In this respect, Moonlight is important and remarkable, as it tells the story of the painful blossoming of Chiron, also nicknamed "Little", into a young gay black man, in three chapters: as a child, as a teenager, and as a young man. The critical and popular success of this movie will hopefully open doors for similar untold stories.
As is true of other movies with homosexual themes aimed at mainstream audiences, like Brokeback Mountain or Carol, Moonlight portrays Chiron's sexual awakening tastefully and tenderly. Jenkins has a fine cast, including Mahershala Ali, Naomie Harris and André Holland, who are all excellent, and displays a sensitive, empathetic touch.
However, his self-conscious style gets in the way. He tries to elevate material that doesn't need elevating by using too many long and pregnant pauses every time characters speak, and camera work that calls attention to itself instead of deepening our understanding of the characters and their world. The script is rather thin and the characters are not detailed enough. The pacing is slow (not in a good way) and the film lacks detail and texture.
In "Little", the best part of the movie, Chiron gets rescued by Juan (Mahershala Ali) and the boy refuses to go back home, adopting Juan as his father figure. So it is a surprise when we see that his home situation is not as hellish as what we imagined (aided no doubt by a cinematic diet of nightmarish inner city tropes). Chiron's mom (Naomie Harris) seems to keep it together at first, but then at some point she loses her way, and it is never clear exactly why. We can surmise that it's because her life is hard, but a lot of black women go through similarly hard lives and they don't all fall through the cracks. What happened to her in particular? Why is Juan such a wise and tolerant drug dealer? Since the characters are drawn in very broad strokes, these choices feel arbitrary.
At the center of this film is a shy and withdrawn character and, except when played as a child by the intense Alex R. Hibbert, Jenkins does not know how to make him compelling, besides the fact that poor Chiron is having a hard time being who he is. Except for a couple of strong moments where Chiron shows quiet, determined agency as a boy and as a teen, his character feels like a big void in the middle of the movie.
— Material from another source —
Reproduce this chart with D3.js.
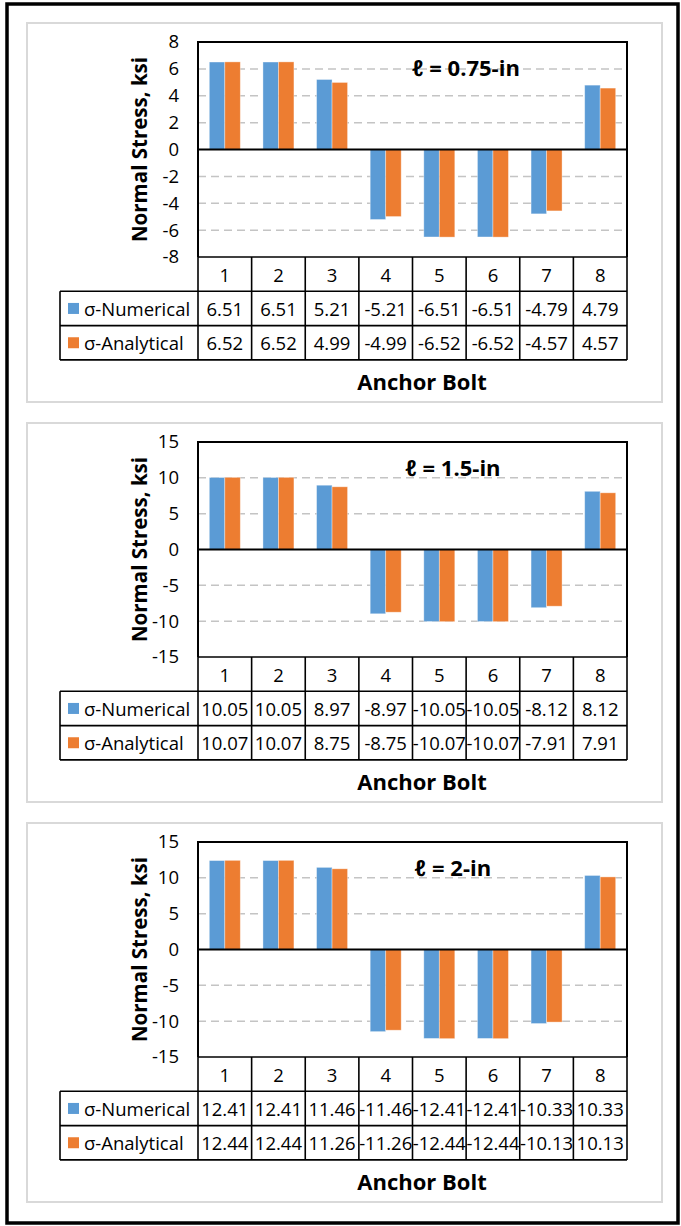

Spike Lee has made highly stylized movies that actually bring the world he portrays to life. Jenkins' self-conscious aesthetic approach feels forced and a tad self-indulgent.
How can a filmmaker portray the real lives of African-Americans in tough neighborhoods without it feeling like we've seen it a million times before? The drug dealers in the corner, the ravaged crackheads, they may all be true to life, but they have also become clichés. The only way to make them authentic is by filling in the context with specificity of character.
Am I the only person that feels that the erotic element could have been stronger? Jenkins handled the sex scene extremely well because it is moving, almost heartbreaking, and erotic how repressed these young men are. But then the thought crossed my mind that since black male sexuality is such a charged topic in American culture, and gay sex is off the charts, let alone black gay sex, he could have made more daring choices. This is how Moonlight reminds me of films like Carol and Brokeback Mountain, which opt for exquisite tastefulness in their quest to find and reassure as wide an audience as possible. Nothing wrong with this, and I don't blame Jenkins, as sex in general is literally absent from American movies, but it's food for thought.
Is Moonlight the year's best movie, as A.O Scott asks in his review? Not in my view. It is an uneven film that bounces from superficial, clichéd tropes to truly memorable and powerful moments in an underdeveloped screenplay.
Is it an important and necessary film that may open the doors to the stories of people who have been ignored by American movies for far too long? Absolutely.